The Defense Contract Audit Agency (DCAA) exists to make sure contractors charge the government fairly. In FY2024, DCAA examined $599.8 billion in contractor costs and issued 2,465 audit reports. Those numbers sound intimidating. But DCAA compliance is really just good accounting with a few extra rules on top. This guide shows you how to build a DCAA compliant accounting system from scratch, in plain English.

What You Will Learn

  • What DCAA is and whether it applies to your contracts
  • The three foundational requirements every contractor must get right first
  • All six elements of Standard Form 1408, translated from government speak to plain English
  • How to set up a DCAA-adequate chart of accounts from scratch
  • Which accounting software fits your revenue level (with honest cost ranges)
  • The 12 most common audit deficiencies and how to avoid each one

What Is DCAA and Why Should You Care?

DCAA stands for Defense Contract Audit Agency. It’s a Department of Defense agency that audits contractor accounting systems, costs, and billing. Their job is to verify that every dollar a contractor charges is allowable, allocable, and reasonable under federal cost principles.

In FY2024, DCAA found $15.9 billion in audit exceptions: costs that contractors claimed but couldn’t properly support. The government also recovered $6.8 billion through the False Claims Act that year, a record, with 1,297 qui tam (whistleblower) lawsuits filed.

The critical question most guides skip: does DCAA even apply to you?

Does Your Contract Type Trigger DCAA Oversight?

DCAA compliance matters most for cost-reimbursement contracts and time-and-materials (T&M) contracts. These types require the government to reimburse your actual costs, so the government needs assurance those costs are legitimate.

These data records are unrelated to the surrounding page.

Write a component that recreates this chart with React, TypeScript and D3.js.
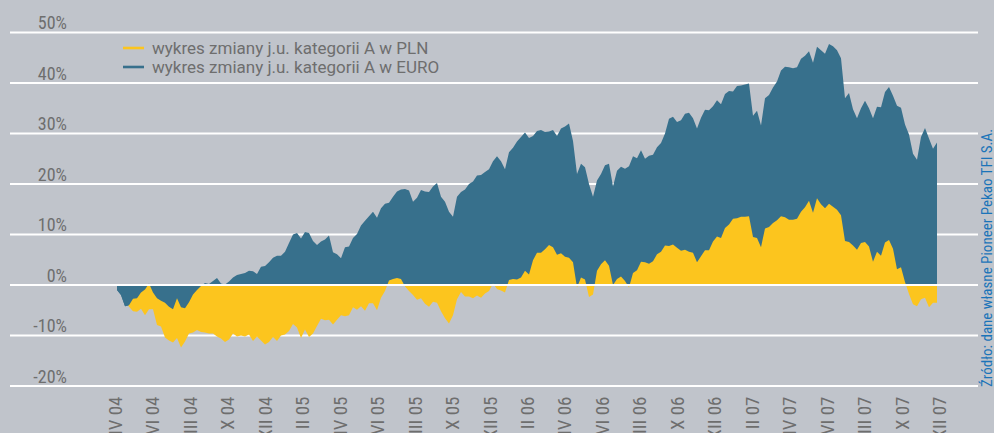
import React from 'react';
import * as d3 from 'd3';

const MONTH_LABELS = ['IV 04', 'VI 04', 'VIII 04', 'X 04', 'XII 04', 'II 05', 'IV 05', 'VI 05', 'VIII 05', 'X 05', 'XII 05', 'II 06', 'IV 06', 'VI 06', 'VIII 06', 'X 06', 'XII 06', 'II 07', 'IV 07', 'VI 07', 'VIII 07', 'X 07', 'XII 07'];
const Y_TICKS = [-20, -10, 0, 10, 20, 30, 40, 50];
const SERIES_NAMES = ['wykres zmiany j.u. kategorii A w PLN', 'wykres zmiany j.u. kategorii A w EURO'];
const SOURCE = 'Źródło: dane własne Pioneer Pekao TFI S.A.';

// weekly values, % change (PLN)
const PLN = [
  -0.8, -1.5, -3.0, -4.3, -5.2, -5.3, -4.7, -6.0, -4.8, -4.8,
  -7.9, -8.2, -10.4, -11.0, -11.4, -10.5, -12.4, -11.2, -9.6, -9.4,
  -8.9, -9.3, -9.4, -9.6, -9.6, -10.2, -10.6, -11.3, -10.8, -9.6,
  -10.2, -10.0, -10.2, -9.8, -11.1, -10.2, -11.0, -11.8, -11.3, -10.3,
  -11.1, -10.0, -9.8, -9.1, -7.7, -8.4, -10.5, -8.8, -10.3, -9.6,
  -8.1, -6.7, -7.0, -6.9, -7.8, -6.9, -6.0, -6.2, -6.0, -4.4,
  -4.9, -4.2, -5.1, -3.6, -3.6, -5.0, -2.5, -1.2, 0.9, 1.2,
  1.4, 1.2, -0.3, -1.2, -2.0, -2.9, -2.6, -3.7, -4.3, -3.3,
  -3.5, -5.2, -6.6, -7.6, -6.0, -2.8, -1.4, -2.3, -2.3, -2.6,
  -2.1, -2.5, -1.7, -1.2, 0.3, -0.8, -1.1, -1.5, 1.0, 1.2,
  1.1, 1.5, 2.8, 2.1, 4.9, 6.4, 6.4, 7.1, 7.9, 7.5,
  6.0, 6.3, 5.6, 5.4, 4.5, -0.5, 1.5, 1.1, -2.4, -1.9,
  2.8, 4.1, 4.9, 3.8, 0.0, 1.2, 1.7, 0.8, -0.5, 2.4,
  2.9, 4.6, 4.5, 4.2, 4.7, 6.1, 6.6, 7.8, 7.7, 8.0,
  7.4, 6.8, 7.0, 6.6, 6.4, 4.5, 5.7, 6.9, 6.9, 8.6,
  9.6, 9.3, 11.3, 12.0, 13.1, 13.2, 13.5, 13.5, 13.6, 9.5,
  9.3, 7.5, 11.2, 11.5, 12.3, 12.8, 13.6, 13.4, 12.9, 12.9,
  13.1, 14.5, 15.4, 16.7, 14.3, 17.2, 16.0, 15.2, 16.1, 15.5,
  14.9, 13.8, 8.7, 8.5, 7.8, 7.0, 8.3, 8.5, 7.6, 4.6,
  6.6, 5.8, 8.4, 8.9, 7.2, 3.1, 3.5, 0.6, -1.8, -3.8,
  -4.2, -2.8, -2.5, -4.4, -3.5, -3.5,
];

// weekly values, % change (EURO)
const EURO = [
  -1.0, -2.0, -4.2, -4.0, -2.7, -2.6, -1.5, -0.9, 0.3, -1.5,
  -2.6, -3.1, -3.5, -4.3, -4.8, -2.6, -4.4, -4.6, -3.4, -1.9,
  -1.0, -0.2, 0.4, 0.2, 0.8, 1.4, 0.3, 0.1, 0.7, 1.5,
  2.0, 2.2, 2.4, 2.8, 2.7, 2.2, 3.6, 3.75, 4.5, 5.4,
  5.8, 5.8, 6.6, 8.3, 10.0, 10.3, 9.2, 10.5, 10.3, 8.7,
  7.9, 8.6, 9.0, 9.8, 6.5, 6.1, 5.3, 7.5, 7.6, 9.3,
  10.1, 11.8, 12.7, 13.6, 14.5, 13.3, 15.2, 16.1, 16.3, 17.5,
  18.5, 18.9, 19.0, 18.7, 16.5, 17.3, 18.8, 18.5, 18.4, 19.5,
  20.2, 17.5, 16.5, 14.5, 13.5, 17.5, 18.4, 18.9, 20.0, 20.5,
  21.7, 21.8, 22.4, 22.9, 24.5, 25.5, 24.5, 22.9, 26.3, 27.2,
  28.4, 29.3, 30.2, 29.1, 29.5, 30.5, 30.7, 30.3, 30.4, 30.7,
  29.5, 31.0, 31.4, 32.0, 28.5, 22.0, 24.0, 23.3, 20.0, 17.5,
  20.7, 22.0, 23.7, 24.0, 19.5, 22.6, 23.4, 23.0, 23.5, 25.5,
  25.1, 26.7, 25.0, 25.6, 25.8, 27.3, 28.1, 30.0, 32.9, 33.3,
  32.3, 32.6, 33.9, 34.1, 33.0, 31.0, 33.1, 34.7, 34.6, 35.4,
  36.6, 35.8, 37.8, 38.4, 38.3, 39.4, 39.5, 39.7, 39.9, 33.5,
  34.5, 31.6, 37.0, 37.6, 39.1, 40.3, 42.5, 43.2, 43.1, 42.9,
  43.1, 44.8, 45.4, 46.3, 44.0, 47.2, 46.5, 45.8, 47.7, 47.3,
  46.5, 44.9, 37.0, 38.0, 34.8, 33.0, 35.0, 36.5, 35.0, 33.0,
  35.3, 35.2, 38.2, 39.2, 37.5, 35.5, 35.1, 31.8, 29.8, 26.0,
  24.8, 29.3, 31.1, 29.0, 27.0, 28.2,
];

const W = 994;
const H = 433;
const BG = '#c0c4cb';
const BLUE = '#37708c';
const YELLOW = '#fcc51e';
const TEXT = '#6e6e6e';
const NARROW = '"Liberation Sans Narrow", "Roboto Condensed", "DejaVu Sans Condensed", sans-serif';
const REGULAR = 'Roboto, "Liberation Sans", sans-serif';

export default function App() {
  const y = d3.scaleLinear().domain([-20, 50]).range([386, 32.5]);
  const xLab = d3.scalePoint<string>().domain(MONTH_LABELS).range([115, 939]);
  const xData = d3.scaleLinear().domain([0, EURO.length - 1]).range([117, 937]);
  const y0 = y(0);

  const area = d3
    .area<number>()
    .x((_, i) => xData(i))
    .y0(y0)
    .y1((d) => y(d))
    .curve(d3.curveLinear);

  const euroPath = area(EURO) || '';
  const plnPath = area(PLN) || '';

  return (
    <svg width={W} height={H} style={{ position: 'absolute', left: 0, top: 0, display: 'block' }}>
      <defs>
        <clipPath id="negClip">
          <rect x={0} y={y0} width={W} height={H - y0} />
        </clipPath>
      </defs>
      <rect x={0} y={0} width={W} height={H} fill={BG} />
      {Y_TICKS.filter((t) => t !== 0).map((t) => (
        <line key={'g' + t} x1={10} x2={978} y1={y(t)} y2={y(t)} stroke="#ffffff" strokeWidth={2} />
      ))}
      <path d={euroPath} fill={BLUE} />
      <path d={plnPath} fill={YELLOW} />
      <path d={euroPath} fill={BLUE} clipPath="url(#negClip)" />
      <line x1={10} x2={978} y1={y0} y2={y0} stroke="#ffffff" strokeWidth={2} />
      {Y_TICKS.map((t) => (
        <text
          key={'t' + t}
          x={67}
          y={y(t) - 3.5}
          textAnchor="end"
          fontFamily={NARROW}
          fontSize={18}
          fill={TEXT}
        >
          {t + '%'}
        </text>
      ))}
      {MONTH_LABELS.map((m) => (
        <text
          key={m}
          transform={`translate(${(xLab(m) || 0) + 7},396.5) rotate(-90)`}
          textAnchor="end"
          fontFamily={NARROW}
          fontSize={19}
          fill={TEXT}
        >
          {m}
        </text>
      ))}
      {SERIES_NAMES.map((name, i) => (
        <g key={name}>
          <line x1={123} x2={144} y1={48 + i * 19} y2={48 + i * 19} stroke={i === 0 ? YELLOW : BLUE} strokeWidth={2.6} />
          <text x={152} y={54 + i * 19} fontFamily={REGULAR} fontSize={17} fill={TEXT}>
            {name}
          </text>
        </g>
      ))}
      <text
        transform={`translate(992,387) rotate(-90)`}
        textAnchor="start"
        fontFamily={NARROW}
        fontSize={15}
        fill="#1b74b9"
      >
        {SOURCE}
      </text>
    </svg>
  );
}
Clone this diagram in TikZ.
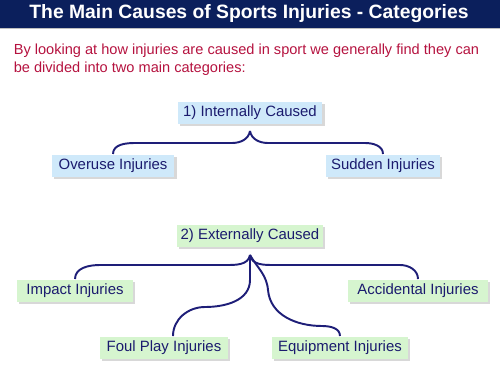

Firm fixed price (FFP) contracts are different. The government pays a set price regardless of your actual costs. DCAA generally does not audit FFP contractors unless there’s a specific reason to investigate. If you only hold FFP contracts, you probably don’t need a DCAA-adequate system right now. But if you plan to grow into cost-type work, building the system early saves you from a painful retrofit later.

Our guide on cost-plus vs. fixed price contracts explains the differences. For the broader regulatory framework, see our FAR compliance guide.

The “Big 3” Requirements: Start Here

Before you worry about software or SF 1408, get three things right. Every other requirement builds on these.

1. Separate Direct Costs from Indirect Costs

A direct cost is any expense you can trace to a specific contract. The salary of an engineer working on Contract A is a direct cost. The materials you buy for that contract are direct costs too.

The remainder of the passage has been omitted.